Эту механику общественной демагогии Крылов разоблачил блестяще. Он выявил ее сокровенное, ее законы: абстрагируйся от существенного, абсолютизируй косвенное, сошлись на несправедливость света, известную всем,- и ты будешь безупречен в подлости своей, убедителен и доказателен. И никто ни в чем тебя не упрекнет.
Камень скромен. Тих. Он подчиняется, летит туда, “куда его ни бросят”.
Идите по стезе скромности и осуждения шума – и вам останется только поносить дождь и награждать похвалами каменья, лежащие на ниве.
Крылов дал почти руководство для начинающих демагогов подобно тому, как сто лет спустя Маяковский напишет “Общее руководство для начинающих подхалим”. “Дал руководство” и тем самым лишил их этого руководства, раскрыв механизм демагогического приборостроения.
Камень, хвастающийся своей скромностью (здесь все построено на парадоксах, как вообще во всякой демагогии), получил должную отповедь:
“Молчи! – сказал ему Червяк.-
А ты на ниве сей пустое только бремя”.
Так теория вполне достаточных оснований продемонстрировала свою полную неосновательность. И софистическая логика перед лицом содержательной истины показала свою нелогичность.
Мне остается сказать, что Крылов народен в своей мудрости и мудр в своей народности. То есть его логика, логика здравого смысла, есть крестьянская, мужицкая логика. Она не верит глазам, она говорит – “дай пощупаю”.
Ее не обманешь. Но это не только логика, сложившаяся в практике труда и жизненно-бытовых лишений русских крестьян. А и крестьянская психология, дающая крыловским картинам определенное конкретно-чувственное, эмоциональное наполнение. Составляющее их эстетику.
Дождик “обильно ниву напоил” – это радость, счастье, надежда, жизнь, цветение. Это уже не басенное иносказание. “Не побасенки и применения”. А психология трудящихся масс. А какая роскошь звукописи!
Святой и непринужденной, поистине пушкинской…

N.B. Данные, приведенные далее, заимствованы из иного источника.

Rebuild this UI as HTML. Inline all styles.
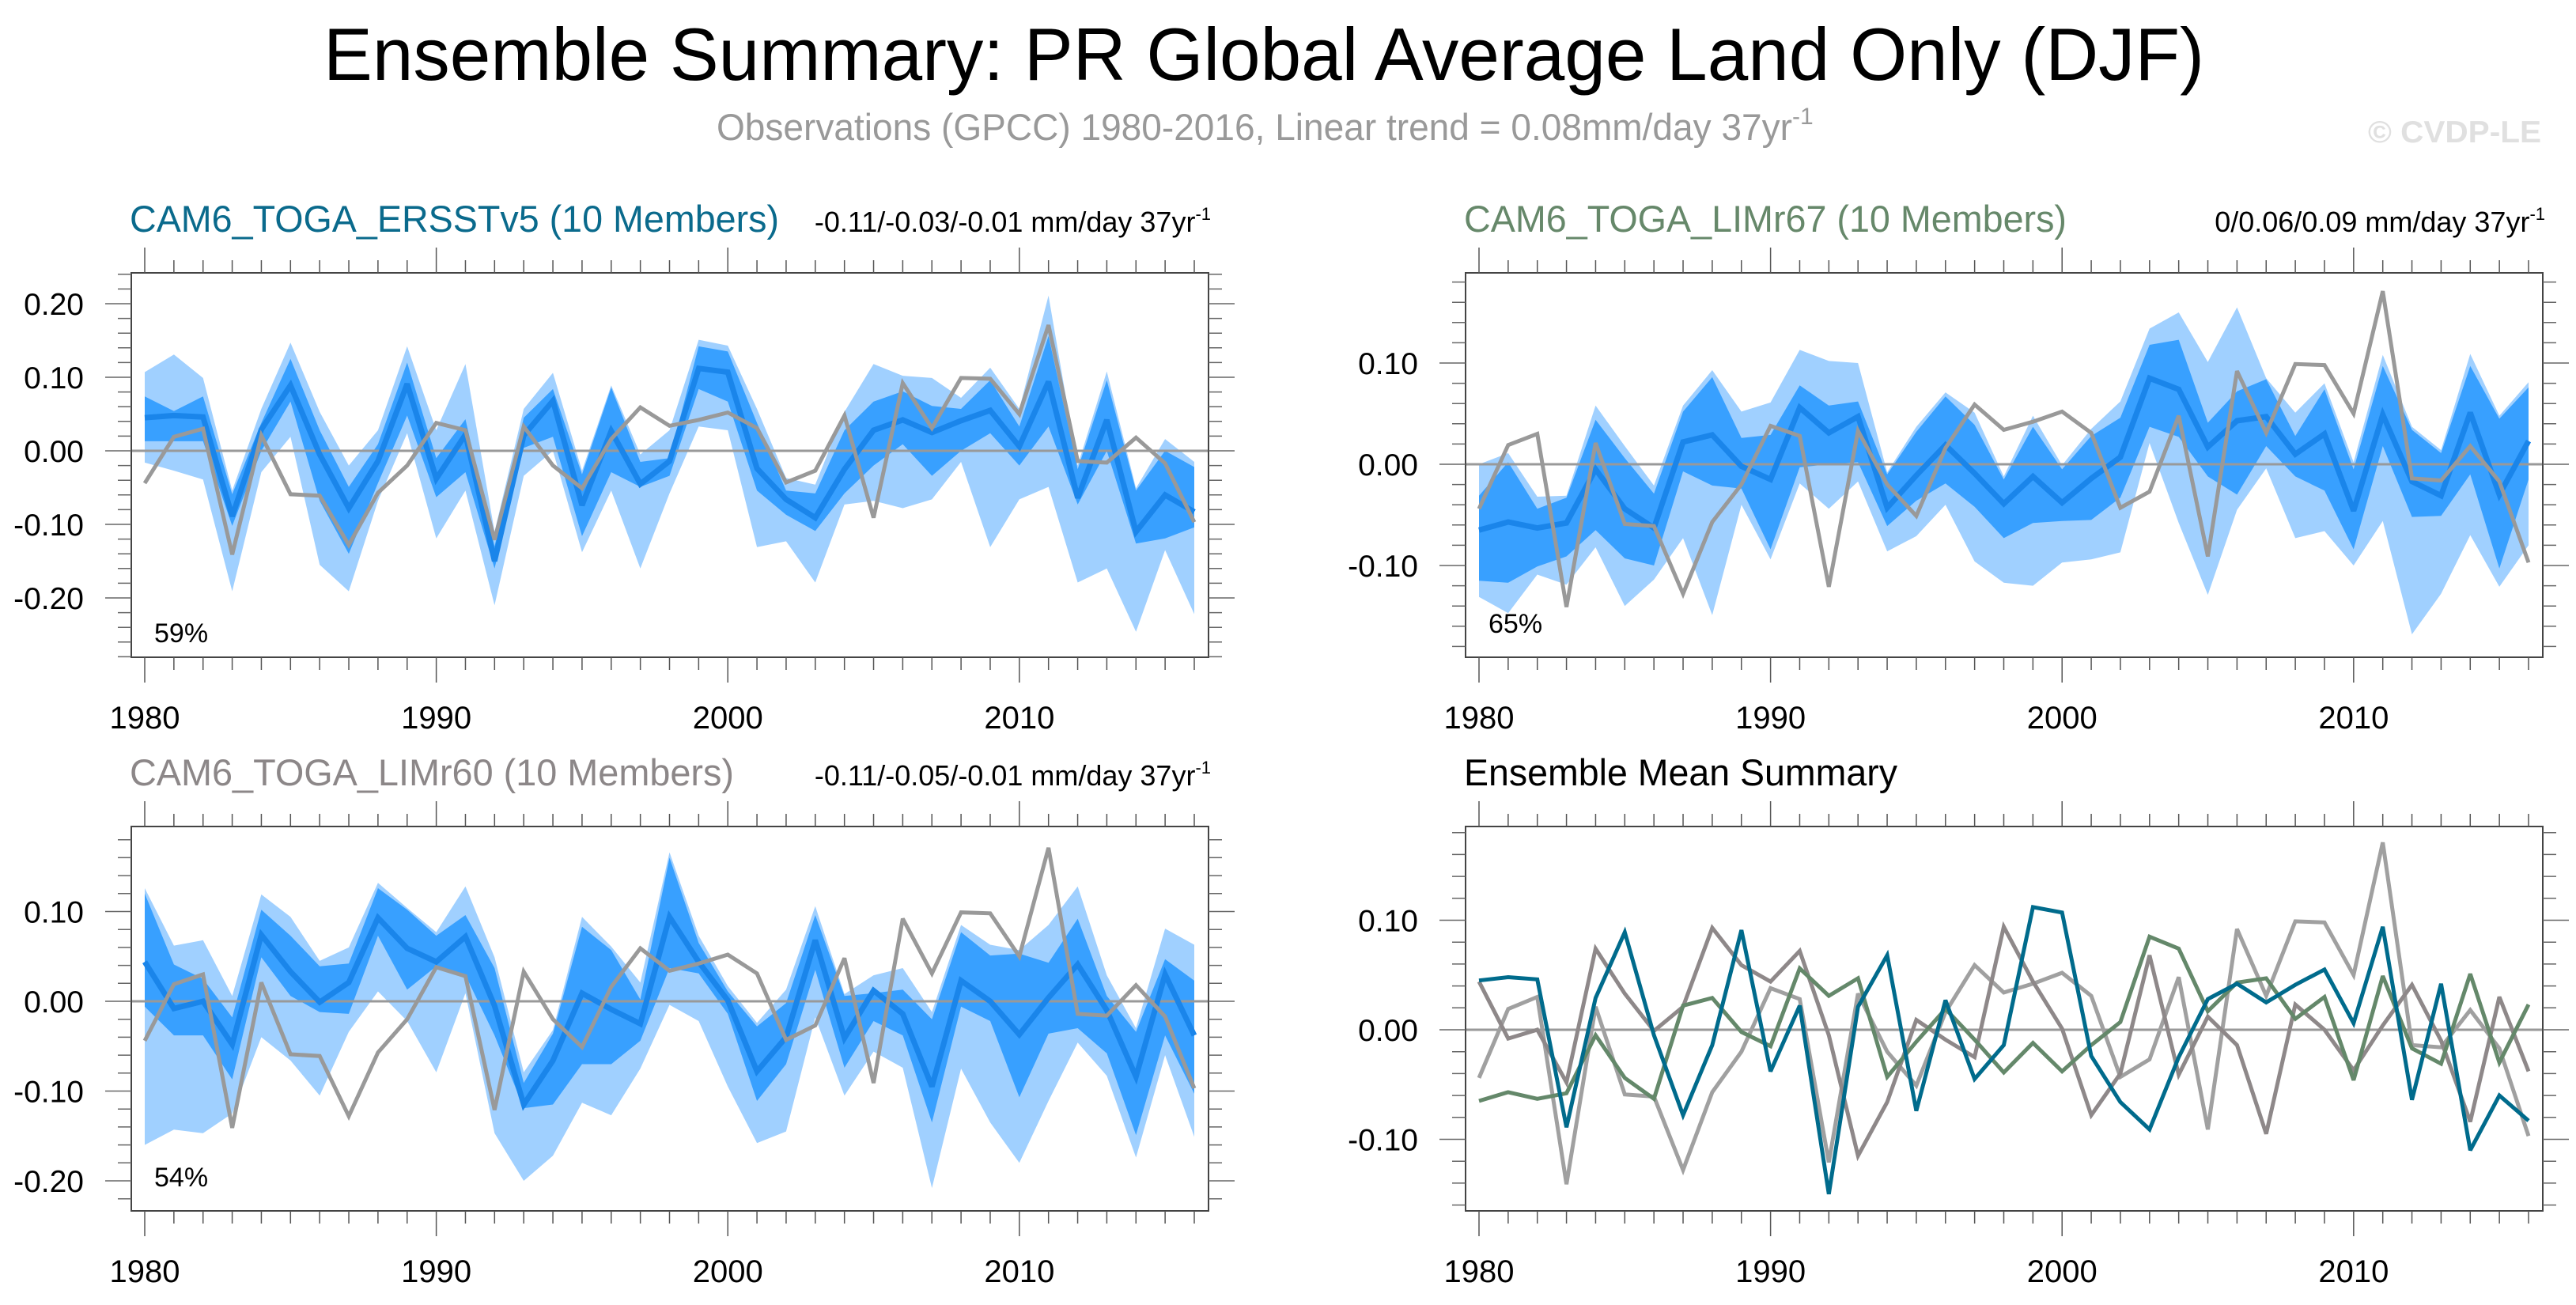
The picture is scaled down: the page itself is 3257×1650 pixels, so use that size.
<!DOCTYPE html>
<html><head><meta charset="utf-8"><style>
html,body{margin:0;padding:0;background:#fff;}
svg{display:block;font-family:"Liberation Sans",Arial,sans-serif;}
</style></head><body>
<svg id="chart" width="3257" height="1650" viewBox="0 0 3257 1650" xmlns="http://www.w3.org/2000/svg">
<text x="409" y="101" font-size="94" textLength="2378" lengthAdjust="spacingAndGlyphs" fill="#000">Ensemble Summary: PR Global Average Land Only (DJF)</text>
<text x="906" y="177" font-size="47" fill="#999"><tspan textLength="1360" lengthAdjust="spacingAndGlyphs">Observations (GPCC) 1980-2016, Linear trend = 0.08mm/day 37yr</tspan><tspan font-size="30" dy="-20">-1</tspan></text>
<text x="2994" y="180" font-size="39" font-weight="bold" fill="#e0e0e0" textLength="219" lengthAdjust="spacingAndGlyphs">© CVDP-LE</text>
<g id="panels"></g>
</svg>
<script>
const years = [];for(let y=1980;y<=2016;y++)years.push(y);
const obs = [-0.044,0.019,0.030,-0.141,0.021,-0.059,-0.061,-0.128,-0.057,-0.020,0.038,0.028,-0.121,0.033,-0.020,-0.051,0.016,0.059,0.034,0.042,0.052,0.031,-0.043,-0.027,0.048,-0.091,0.092,0.031,0.099,0.098,0.050,0.171,-0.014,-0.016,0.018,-0.017,-0.097];
const meanERSST = [0.045,0.048,0.046,-0.089,0.029,0.089,-0.005,-0.078,-0.014,0.091,-0.038,0.022,-0.150,0.021,0.068,-0.074,0.027,-0.045,-0.014,0.112,0.107,-0.024,-0.066,-0.091,-0.025,0.028,0.042,0.025,0.041,0.055,0.006,0.094,-0.064,0.042,-0.110,-0.060,-0.083];
const meanLIMr67 = [-0.065,-0.057,-0.063,-0.058,-0.005,-0.044,-0.063,0.022,0.029,-0.002,-0.015,0.056,0.031,0.047,-0.043,-0.011,0.019,-0.009,-0.039,-0.012,-0.038,-0.014,0.007,0.085,0.074,0.017,0.043,0.047,0.010,0.030,-0.046,0.049,-0.017,-0.031,0.051,-0.030,0.023];
const meanLIMr60 = [0.044,-0.008,0.000,-0.048,0.074,0.033,-0.001,0.021,0.093,0.059,0.044,0.072,-0.005,-0.115,-0.066,0.009,-0.009,-0.025,0.094,0.044,0.001,-0.078,-0.040,0.068,-0.041,0.012,-0.014,-0.095,0.023,0.000,-0.037,0.004,0.041,-0.010,-0.084,0.030,-0.038];
const ersOuterHi = [0.107,0.131,0.099,-0.054,0.057,0.147,0.053,-0.020,0.028,0.142,0.028,0.118,-0.110,0.057,0.106,-0.027,0.089,-0.005,0.028,0.151,0.143,0.057,-0.037,-0.046,0.053,0.118,0.102,0.099,0.072,0.113,0.057,0.211,-0.020,0.108,-0.051,0.016,-0.015];
const ersInnerHi = [0.074,0.054,0.074,-0.059,0.038,0.125,0.028,-0.049,0.009,0.120,-0.010,0.043,-0.130,0.045,0.084,-0.032,0.086,-0.015,-0.010,0.142,0.135,0.038,-0.054,-0.058,0.028,0.067,0.081,0.061,0.057,0.096,0.033,0.156,-0.025,0.096,-0.054,0.000,-0.022];
const ersInnerLo = [0.013,0.013,0.013,-0.102,0.000,0.067,-0.068,-0.140,-0.044,0.048,-0.063,-0.029,-0.160,0.004,0.019,-0.116,-0.029,-0.049,-0.034,0.084,0.067,-0.054,-0.087,-0.109,-0.058,-0.020,0.009,-0.034,0.000,0.024,-0.020,0.033,-0.073,0.000,-0.126,-0.119,-0.104];
const ersOuterLo = [-0.016,-0.027,-0.039,-0.191,-0.029,0.019,-0.155,-0.191,-0.068,0.024,-0.119,-0.054,-0.210,-0.034,0.000,-0.138,-0.054,-0.160,-0.058,0.033,0.028,-0.131,-0.123,-0.179,-0.073,-0.068,-0.078,-0.066,-0.015,-0.131,-0.066,-0.049,-0.179,-0.160,-0.246,-0.135,-0.222];
const r67OuterHi = [0.000,0.011,-0.032,-0.031,0.058,0.018,-0.021,0.058,0.093,0.052,0.061,0.113,0.102,0.100,-0.008,0.037,0.071,0.051,-0.012,0.048,-0.001,0.035,0.062,0.134,0.150,0.101,0.155,0.085,0.051,0.080,0.002,0.108,0.037,0.014,0.109,0.048,0.081];
const r67InnerHi = [-0.031,0.002,-0.044,-0.033,0.044,0.006,-0.029,0.052,0.086,0.026,0.029,0.078,0.058,0.062,-0.010,0.032,0.067,0.039,-0.015,0.037,-0.005,0.028,0.046,0.118,0.123,0.041,0.072,0.084,0.028,0.074,-0.005,0.097,0.034,0.011,0.097,0.045,0.076];
const r67InnerLo = [-0.115,-0.117,-0.101,-0.091,-0.065,-0.093,-0.100,-0.007,-0.021,-0.024,-0.084,-0.003,0.000,0.002,-0.061,-0.036,-0.019,-0.042,-0.073,-0.058,-0.056,-0.055,-0.033,0.037,0.027,-0.012,-0.030,0.018,-0.012,-0.026,-0.084,0.018,-0.052,-0.051,-0.010,-0.103,-0.015];
const r67OuterLo = [-0.131,-0.147,-0.109,-0.119,-0.082,-0.140,-0.114,-0.073,-0.149,-0.040,-0.094,-0.019,-0.044,-0.017,-0.086,-0.071,-0.040,-0.096,-0.117,-0.120,-0.097,-0.094,-0.087,0.021,-0.058,-0.129,-0.045,-0.004,-0.073,-0.066,-0.100,-0.056,-0.168,-0.128,-0.070,-0.121,-0.080];
const r60OuterHi = [0.126,0.062,0.068,0.006,0.119,0.094,0.045,0.060,0.132,0.104,0.077,0.128,0.049,-0.079,-0.032,0.094,0.061,0.021,0.166,0.073,0.017,-0.024,0.013,0.106,0.008,0.029,0.037,-0.012,0.085,0.063,0.057,0.085,0.128,0.029,-0.030,0.081,0.063];
const r60InnerHi = [0.120,0.041,0.025,-0.018,0.102,0.073,0.039,0.042,0.126,0.102,0.073,0.096,0.037,-0.091,-0.036,0.083,0.057,0.002,0.160,0.065,0.011,-0.028,-0.002,0.096,0.006,0.009,0.013,-0.020,0.077,0.051,0.053,0.043,0.092,0.006,-0.034,0.047,0.023];
const r60InnerLo = [-0.006,-0.038,-0.038,-0.087,0.049,0.006,-0.012,-0.014,0.073,0.013,0.039,0.029,-0.038,-0.119,-0.115,-0.070,-0.070,-0.044,0.037,0.031,-0.014,-0.111,-0.070,0.035,-0.074,-0.022,-0.038,-0.135,-0.006,-0.022,-0.107,-0.036,-0.030,-0.058,-0.149,-0.038,-0.103];
const r60OuterLo = [-0.160,-0.143,-0.147,-0.125,-0.040,-0.066,-0.105,-0.034,0.011,-0.022,-0.079,0.009,-0.147,-0.200,-0.172,-0.113,-0.127,-0.075,-0.004,-0.022,-0.095,-0.158,-0.145,-0.018,-0.105,-0.056,-0.074,-0.208,-0.075,-0.135,-0.180,-0.111,-0.046,-0.083,-0.174,-0.060,-0.151];
const xTickLabels = [1980,1990,2000,2010];
const yTicksP1 = [0.20,0.10,0.00,-0.10,-0.20];
const yTicksP2 = [0.10,0.00,-0.10];
const yTicksP3 = [0.10,0.00,-0.10,-0.20];
const yTicksP4 = [0.10,0.00,-0.10];

const NS="http://www.w3.org/2000/svg";
const root=document.getElementById('panels');
function el(tag,attrs,parent){const e=document.createElementNS(NS,tag);for(const k in attrs)e.setAttribute(k,attrs[k]);(parent||root).appendChild(e);return e;}

function panel(cfg){
  const g=el('g',{});
  
  
  const L=cfg.left,R=cfg.right,T=cfg.top,B=cfg.bottom;
  const x0=L+17,x1=R-18;
  const k=cfg.pxPer01*10;
  const xs=y=>x0+(y-1980)*(x1-x0)/36;
  const ys=v=>cfg.zeroY - v*k;
  const vTop=(cfg.zeroY-T)/k, vBot=(cfg.zeroY-B)/k;
  if(cfg.bands){
    const poly=(hi,lo,fill,nm)=>{
      let d='M'+years.map((y,i)=>xs(y).toFixed(1)+','+ys(hi[i]).toFixed(1)).join('L');
      d+='L'+years.slice().reverse().map((y,j)=>{const i=years.length-1-j;return xs(y).toFixed(1)+','+ys(lo[i]).toFixed(1);}).join('L')+'Z';
      const p=el('path',{d:d,fill:fill},g);
      
      
    };
    poly(cfg.bands[0],cfg.bands[3],'#a0d0ff','outer-range-band');
    poly(cfg.bands[1],cfg.bands[2],'#38a0ff','inner-range-band');
  }
  const z=el('line',{x1:L,x2:R,y1:ys(0),y2:ys(0),stroke:'#999','stroke-width':3},g);
  
  
  cfg.series.forEach(s=>{
    const d='M'+years.map((y,i)=>xs(y).toFixed(1)+','+ys(s.data[i]).toFixed(1)).join('L');
    const p=el('path',{d:d,fill:'none',stroke:s.color,'stroke-width':s.w,'stroke-linejoin':'miter','stroke-miterlimit':3},g);
    
    
  });
  const fr=el('rect',{x:L,y:T,width:R-L,height:B-T,fill:'none',stroke:'#444','stroke-width':2},g);
  
  
  years.forEach(y=>{
    const major=(y%10===0), len=major?32:16, x=xs(y);
    el('line',{x1:x,x2:x,y1:T,y2:T-len,stroke:'#555','stroke-width':1.5},g);
    el('line',{x1:x,x2:x,y1:B,y2:B+len,stroke:'#555','stroke-width':1.5},g);
  });
  xTickLabels.forEach(y=>{
    const t=el('text',{x:xs(y),y:B+90,'font-size':40,'text-anchor':'middle',fill:'#000'},g);
    
    
    t.textContent=y;
  });
  for(let j=Math.ceil(vBot/0.02);j<=Math.floor(vTop/0.02);j++){
    const v=j*0.02, yy=ys(v);
    const major=Math.abs(j)%5===0, len=major?33:17;
    el('line',{x1:L,x2:L-len,y1:yy,y2:yy,stroke:'#666','stroke-width':1.5},g);
    el('line',{x1:R,x2:R+len,y1:yy,y2:yy,stroke:'#666','stroke-width':1.5},g);
  }
  cfg.yTicks.forEach(v=>{
    const t=el('text',{x:L-60,y:ys(v)+14,'font-size':39,'text-anchor':'end',fill:'#000'},g);
    
    
    t.textContent=v.toFixed(2);
  });
  const tt=el('text',{x:L-2,y:T-52,'font-size':47,fill:cfg.titleColor,textLength:cfg.titleLen,lengthAdjust:'spacingAndGlyphs'},g);
  
  
  tt.textContent=cfg.title;
  if(cfg.trend){
    const tr=el('text',{x:R+3,y:T-52,'font-size':36,'text-anchor':'end',fill:'#000'},g);
    
    
    const a=el('tspan',{},tr);a.textContent=cfg.trend;
    const b=el('tspan',{'font-size':22,dy:-15},tr);b.textContent='-1';
  }
  if(cfg.pct){
    const pc=el('text',{x:L+29,y:cfg.pctY,'font-size':34,fill:'#000'},g);
    
    
    pc.textContent=cfg.pct;
  }
}

panel({name:'panel-ersstv5',left:166,right:1528,top:345,bottom:831,zeroY:570,pxPer01:93,
  bands:[ersOuterHi,ersInnerHi,ersInnerLo,ersOuterLo],
  series:[{name:'ensemble-mean-line',data:meanERSST,color:'#1a85ea',w:7},{name:'observations-line',data:obs,color:'#999',w:5}],
  yTicks:yTicksP1,title:'CAM6_TOGA_ERSSTv5 (10 Members)',titleColor:'#0a6a8c',titleLen:821,
  trend:'-0.11/-0.03/-0.01 mm/day 37yr',pct:'59%',pctY:812});
panel({name:'panel-limr67',left:1853,right:3215,top:345,bottom:831,zeroY:587,pxPer01:128,
  bands:[r67OuterHi,r67InnerHi,r67InnerLo,r67OuterLo],
  series:[{name:'ensemble-mean-line',data:meanLIMr67,color:'#1a85ea',w:7},{name:'observations-line',data:obs,color:'#999',w:5}],
  yTicks:yTicksP2,title:'CAM6_TOGA_LIMr67 (10 Members)',titleColor:'#66886a',titleLen:762,
  trend:'0/0.06/0.09 mm/day 37yr',pct:'65%',pctY:800});
panel({name:'panel-limr60',left:166,right:1528,top:1045,bottom:1531,zeroY:1266,pxPer01:113.5,
  bands:[r60OuterHi,r60InnerHi,r60InnerLo,r60OuterLo],
  series:[{name:'ensemble-mean-line',data:meanLIMr60,color:'#1a85ea',w:7},{name:'observations-line',data:obs,color:'#999',w:5}],
  yTicks:yTicksP3,title:'CAM6_TOGA_LIMr60 (10 Members)',titleColor:'#8c8788',titleLen:764,
  trend:'-0.11/-0.05/-0.01 mm/day 37yr',pct:'54%',pctY:1500});
panel({name:'panel-ensemble-mean-summary',left:1853,right:3215,top:1045,bottom:1531,zeroY:1302,pxPer01:138.5,
  bands:null,
  series:[{name:'observations-line',data:obs,color:'#a0a0a0',w:5},{name:'limr60-mean-line',data:meanLIMr60,color:'#8e8889',w:5},
          {name:'limr67-mean-line',data:meanLIMr67,color:'#64886a',w:5},{name:'ersstv5-mean-line',data:meanERSST,color:'#006b8c',w:5}],
  yTicks:yTicksP4,title:'Ensemble Mean Summary',titleColor:'#000',titleLen:548});
</script>
</body></html>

Сей дождик, как его ни кратко было время,-
Спотыкающийся стих в результате скопления в центре его звуков “к” и начавший разрешаться плавностью через широкие “о”, “ы”, затем “л” и сонорное “м” точно передает картину накрапывающего и усиливающегося дождя.
Следующий за ним стих – “лишенную засухой сил” – говорит не только смыслом слов, обращенных к интеллекту, но и мучительно-томительными подударами “и”, “у”, “и” о страданиях нивы, изнывающей от зноя.
И все это кончилось. Все позади. Проливной, уже не “дождик”, а дождь – ливень – прошел над землею,-
Обильно ниву напоил.
Небо опрокинулось на землю. Всего только три слова. Так пишет поэт.
Крылов открыл завесу над тайной звукозаписи: она – в единстве смысла и звука слов. А не в безотносительном накоплении звуков.